È proprio bello il nuovo film di Frammartino! In rete se ne trovano pochi fotogrammi e come sempre accade non sono quelli più pregnanti. Ma è giusto così perché lo spettacolo è nelle sale.
Nel “Buco” sono preziosi anzitutto i brevi istanti di sequenza in cui un frammento di luce rossastra prodotto da lampade a gas lotta per trattenersi sullo schermo già tutto a nero buio. E dopo, in controcanto, ecco pressoché impercettibile il pulsare della vena sulla mano di un vecchio disteso a letto in muta agonia. Come il bagliore langue nell’abisso di Bifurto così fa il tenue sollevarsi del petto che attesta ancora la sopravvivenza, l’intrepido perdurare della luce negli spazi silenziosi della tenebra, intemerata essenza di cui è fatto questo film che è cinema allo stato purissimo.
La luce crepitante è presupposto stesso dell’essere cinema, certo. Ma c’è di più. Perché il chiarore è conoscenza che sonda caparbiamente il mistero assoluto della sofferenza e della morte; qui Severino ci ricorderebbe che θαῦμα non si traduce con “meraviglia” ma con “angosciato terrore”. L’interrogativo di Frammartino è di nuovo universale, come quelli che percorrono “Le quattro volte” (da quel lungometraggio sono trascorsi più di dieci anni), e sempre lui si trova in quel tratto di Magna Grecia sospesa nel tempo, qui appena turbata dai vagiti di una modernità da schermo tv.

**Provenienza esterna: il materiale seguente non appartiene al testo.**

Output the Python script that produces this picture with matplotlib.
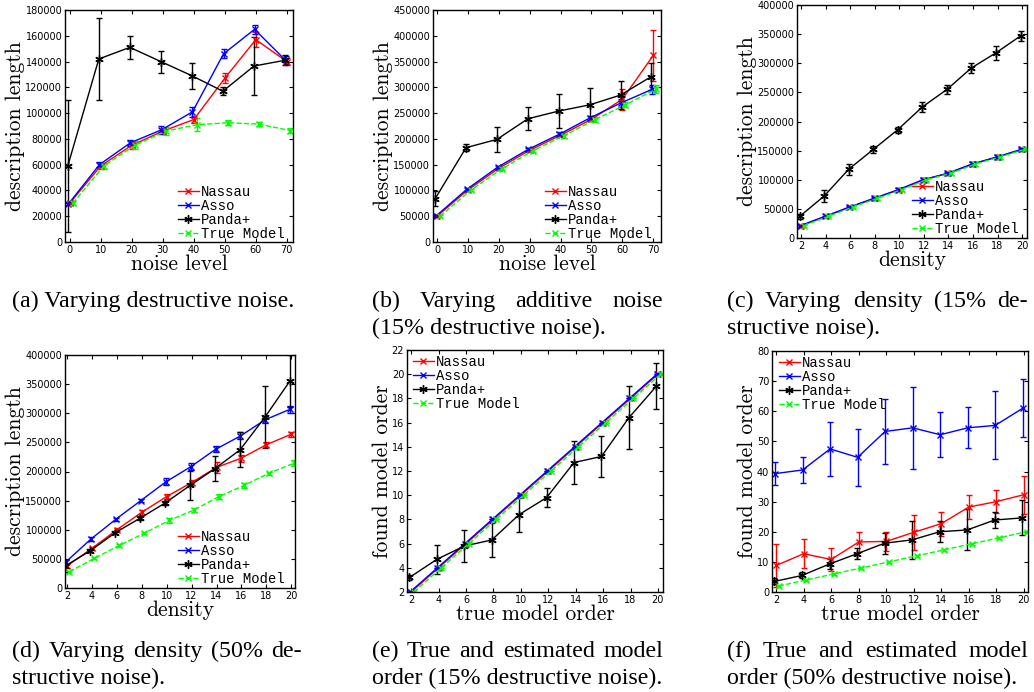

Mi è tornato in mente ieri sera un altro film, diversissimo da questo ma pure tratto da una storia vera: “Sanctum” che vidi in aereo andando in Indonesia per le immersioni subacquee. Non proprio una visione rassicurante anche tenuto conto del fatto che fra i sogni capaci di farmi svegliare di soprassalto c’è quello che in cui sono stretto fra pareti e anfratti troppo angusti per provarmi con tutto il corpo a passare.
Là, nell’avventuroso film di Grierson, la sfida è quella di un’estrema lotta per la vita, dove il fiume sacro «scorre per caverne vietate all’uomo, / a un mare senza sole»; è nientemeno che il Coleridge di “Kubla Khan”. Qui, in Frammartino, c’è l’abisso dell’inconoscibile. Un cinema che non prescrive, insegna.
Per confermarci nelle impressioni favorevoli di chi ha applaudito in sala il regista presente alla proiezione è stato utile il commento liquidatorio di un signore che mi stava seduto dietro, dal forte accento lombardo: tolto il piacere della scalata al Pirellone e dello champagne delle gemelle Kessler «è un documentario sul parco del Pollino». Esternazione rivelatrice del fatto che si possa, guardando questo film, accogliere quali elementi narrativi solo quelli veicolati dalla parola. E sono proprio le verticalità e le paillettes a sopravvivere oggi per bottegai e straccivendoli quale retaggio provinciale di chi non ha mai visto nulla né al cinema né in giro per il mondo.